Which is recommended? I found `bectl` is part of the system. From the man page I found it has more features than `beadm`.


----------



## usdmatt (Sep 14, 2020)

> *HISTORY*
> *bectl* is based on beadm(1)    and was    implemented as a project for the 2017
> Summer of Code, along with    libbe(3).
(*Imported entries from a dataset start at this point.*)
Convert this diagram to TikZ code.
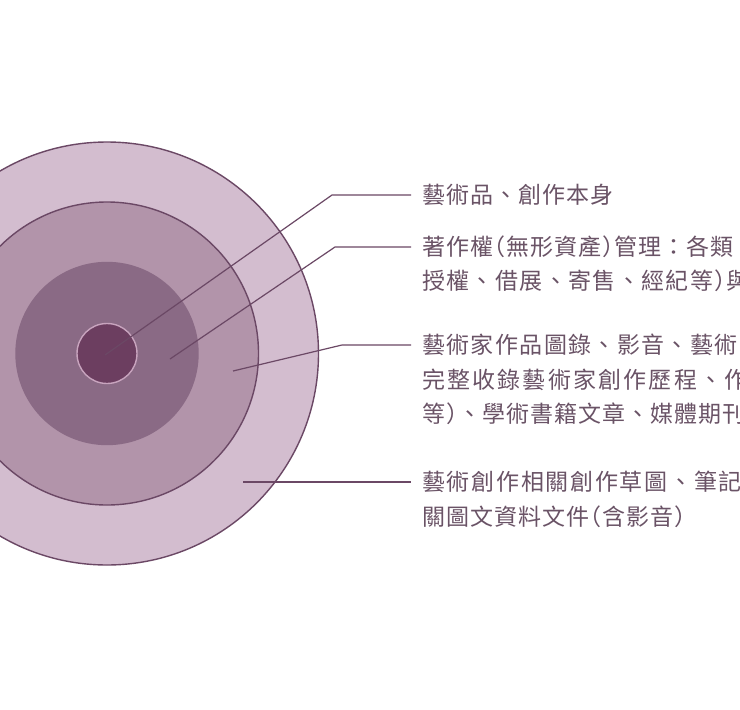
\documentclass[tikz,border=0pt]{standalone}
\usepackage{fontspec}
\newfontfamily\cjkfont{Noto Sans CJK TC}
\definecolor{ringA}{HTML}{D3BDCF}
\definecolor{ringB}{HTML}{B294AA}
\definecolor{ringC}{HTML}{8A6A85}
\definecolor{ringD}{HTML}{6C3E60}
\definecolor{ringDedge}{HTML}{C8A4BE}
\definecolor{edgec}{HTML}{6B4865}
\definecolor{txtc}{HTML}{6A5366}
\newcommand\ls[1]{\addfontfeatures{LetterSpace=#1}}
\newcommand\lpx{\kern-11pt（}
\newcommand\rpx{）\kern-11pt}
\tikzset{
  lbl/.style={anchor=base west, inner sep=0pt, text=txtc,
    font=\cjkfont\fontsize{23}{27}\selectfont},
  leader/.style={draw=edgec, line width=1.2pt, line join=round}
}
\begin{document}
\begin{tikzpicture}[x=1pt,y=-1pt]
\useasboundingbox (0,0) rectangle (740,710);
\clip (0,0) rectangle (740,710);
\fill[white] (0,0) rectangle (740,710);
% rings
\coordinate (ctr) at (107,353.5);
\fill[ringA, draw=edgec, line width=1.4pt] (ctr) circle[radius=211.5];
\fill[ringB, draw=edgec, line width=1.4pt] (ctr) circle[radius=151.5];
\fill[ringC] (ctr) circle[radius=91.7];
\fill[ringD, draw=ringDedge, line width=1.4pt] (ctr) circle[radius=30];
% leader points
\coordinate (s1) at (105,355);
\coordinate (b1) at (332,195);
\coordinate (e1) at (411,195);
\coordinate (s2) at (170,359);
\coordinate (b2) at (335,247);
\coordinate (e2) at (411,247);
\coordinate (s3) at (233,371);
\coordinate (b3) at (342,345);
\coordinate (e3) at (411,345);
\coordinate (s4) at (243,482);
\coordinate (e4) at (411,482);
\draw[leader] (s1) -- (b1) -- (e1);
\draw[leader] (s2) -- (b2) -- (e2);
\draw[leader] (s3) -- (b3) -- (e3);
\draw[leader] (s4) -- (e4);
% labels
\node[lbl] (t1) at (422,203.5) {\ls{4.5}藝術品、創作本身};
\node[lbl] (t2a) at (422,255.5) {\ls{4.5}著作權\lpx 無形資產\rpx 管理：各類};
\node[lbl] (t2b) at (422,289.5) {\ls{6}授權、借展、寄售、經紀等\rpx 與};
\node[lbl] (t3a) at (422,353.5) {\ls{6}藝術家作品圖錄、影音、藝術};
\node[lbl] (t3b) at (422,388.5) {\ls{9.5}完整收錄藝術家創作歷程、作};
\node[lbl] (t3c) at (422,422.5) {\ls{4.5}等\rpx 、學術書籍文章、媒體期刊};
\node[lbl] (t4a) at (422,490.5) {\ls{7.5}藝術創作相關創作草圖、筆記};
\node[lbl] (t4b) at (422,525.5) {\ls{4.5}關圖文資料文件\lpx 含影音\rpx};
\end{tikzpicture}
\end{document}
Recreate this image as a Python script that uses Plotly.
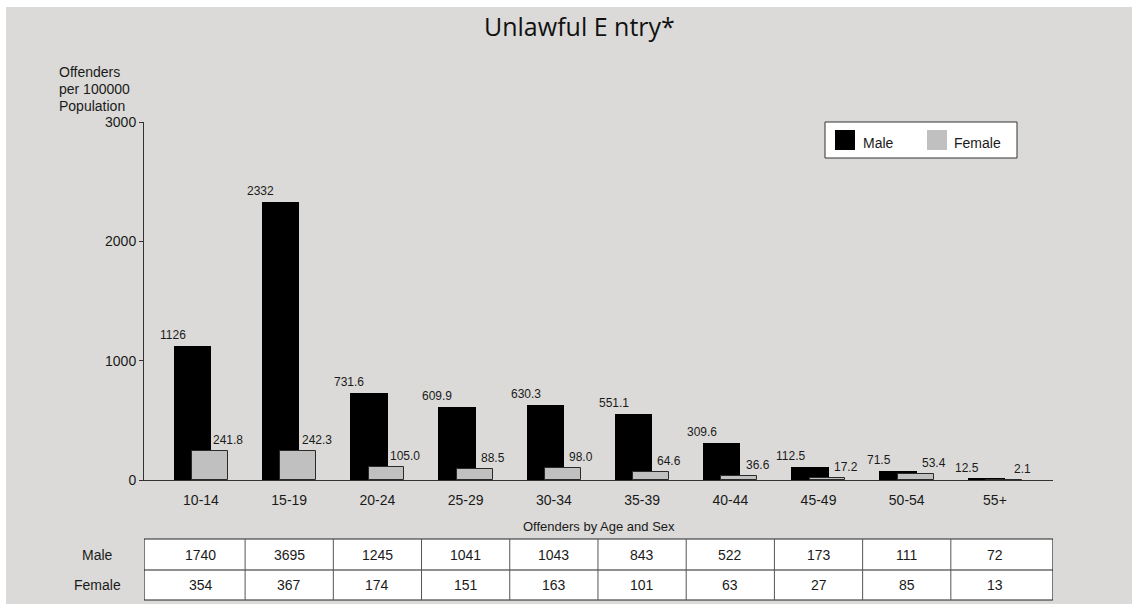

Effectively bectl is a base system replacement to provide the features that used to require installing a port.


----------



## Mjölnir (Sep 14, 2020)

bectl(8) has had some issues in the past.  Don't know how many of these are fixed. beadm(1) is mature.  If I got it right, they do not interfere, i.e. each can work on boot environments created by the other.


----------



## forquare (Sep 14, 2020)

This question was asked in the BSDNow podcast, episode 366 at 00:50:10.


----------



## scottro (Sep 15, 2020)

There have been some issues with bectl.  They should be fixed, but I ran into one last month.  As was said, you can use either one without breaking the other.  The linked thread shows an old problem that seems to be basically fixed, though I managed to run into. it. 

https://forums.freebsd.org/threads/cannot-destroy-a-boot-environment.73296


----------